No deal announced after US-China talks

Chinese Vice-Premier Liu He is greeted by US Treasury Secretary Steven Mnuchin (centre) and US Trade Representative Robert Lighthizer as he arrives for trade talks in Washington on Friday. Photo: Reuters

WASHINGTON D.C., May 10, 2019, SCMP. US Treasury Secretary Steven Mnuchin said negotiations had concluded for the day but still characterised them as constructive. Hanging over the talks were an additional increase in tariffs on Chinese goods, which took effect at 12:01am, reported the South China Morning Post.

Negotiations to end the US-China trade war came to a surprisingly early close in Washington on Friday with no signs of a deal – reportedly just hours before the Chinese delegation will return to Beijing.
US Treasury Secretary Steven Mnuchin told reporters at noon that the talks had been constructive as he left the US trade representative’s office, where negotiators held their latest round of talks in an attempt to end a months-long trade dispute. He said talks were finished for the day.

Hu Xijin, editor-in-chief of Chinese state media tabloid Global Times, said the delegation from Beijing was scheduled to leave the US on Friday afternoon.

A smiling Liu He, the Chinese vice-premier and lead negotiator, was greeted by Mnuchin and US Trade Representative Robert Lighthizer outside the USTR office on Friday morning, preceded by a Secret Service agent carrying two bulging shopping bags from a major American doughnut chain.

It likely took more than a sweet breakfast to cover the bitter taste left behind from the previous night’s events, however, with a substantial increase in tariffs on US$200 billion of Chinese goods having taken effect at 12:01am on US President Donald Trump’s orders.

Speaking to select Chinese language media outlets on Thursday evening, Liu said that “under the current circumstances, increasing tariffs is not a good way of resolving problems”. Beijing has vowed to respond to the increased tariffs with countermeasures, but has not yet indicated how it will do so.

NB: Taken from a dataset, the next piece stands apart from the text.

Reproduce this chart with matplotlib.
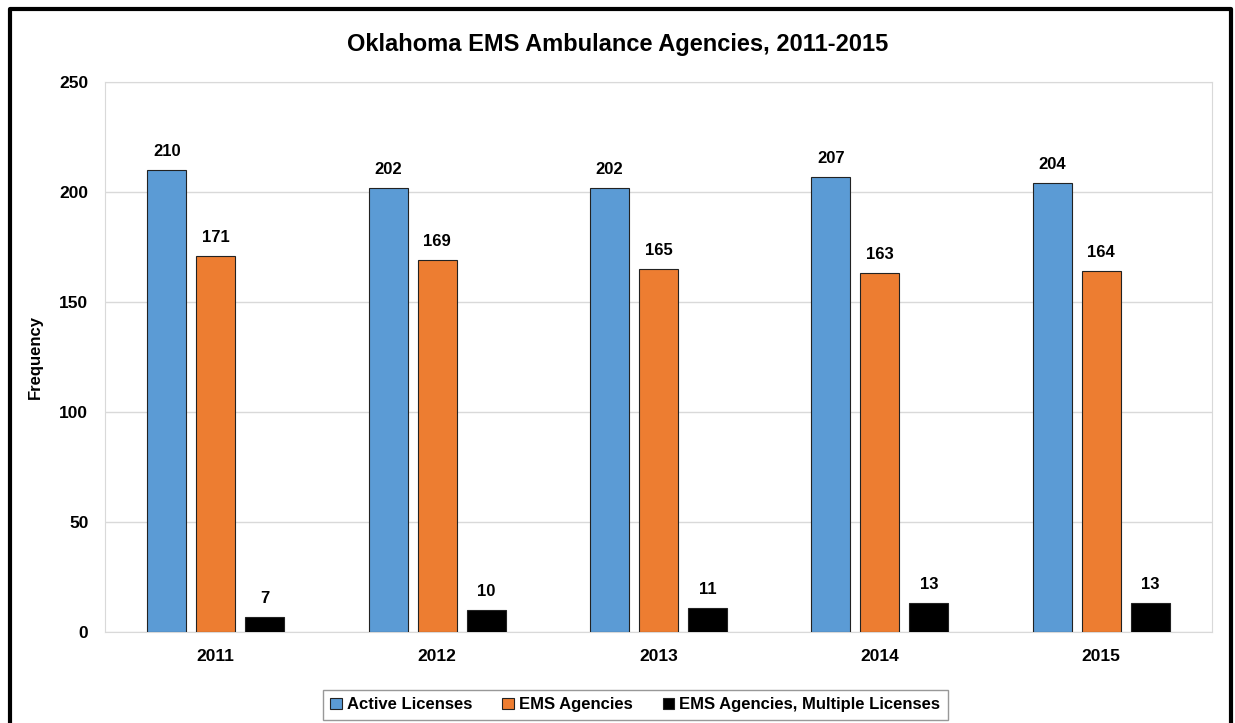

The US Chamber of Commerce said in a statement shortly after the talks broke up on Friday that the group is “deeply concerned about recent suggestions that China is backing away from progress made to date”.

“The American business community urges the Administration and the Chinese government to move forward expeditiously and in good faith to strike a high-standard, comprehensive, enforceable agreement, and end the tariffs now in place,” according to the announcement by the chamber, which represents 3 million companies including Ford Motor Company and IBM.

“Prolonging trade tensions and the escalation of tariffs are in neither country’s interest,” it said.
During Thursday’s brief discussions, Lighthizer assured Liu that goods carried on US-bound cargo ships that had left Chinese ports before May 10 would not be subject to the increase in tariffs from 10 to 25 per cent, according to a source close to the negotiations.

While that means it will take several weeks for the US’ higher rates to take effect, the increase rattled markets around the world and stoked concerns in the business community about the damage that further escalation of the trade war could inflict on companies working between the two countries.

“Any substantive agreement must also include a plan of action as progress is made to reduce and ultimately remove the tariffs that both sides have imposed,” the US-China Business Council, a member organisation for US companies with operations in China, said in a statement on Friday morning.

Trump has pushed back against rising anxiety that the prospect of a deal, having once seemed within negotiators’ grasp, was slipping away, telling reporters Thursday that it was “possible” an agreement could be reached by the end of this week.

Yet in a salvo of early morning Tweets ahead of Friday’s talks, he said the US was in “no rush” to make a deal and repeated his willingness to continue taking in “massive payments” to the US Treasury in the form of tariffs.

Though he has claimed the bill for those taxes is footed by Chinese exporters, multiple studies have shown that it is largely US importers and – ultimately – consumers, that are burdened with the increase in costs.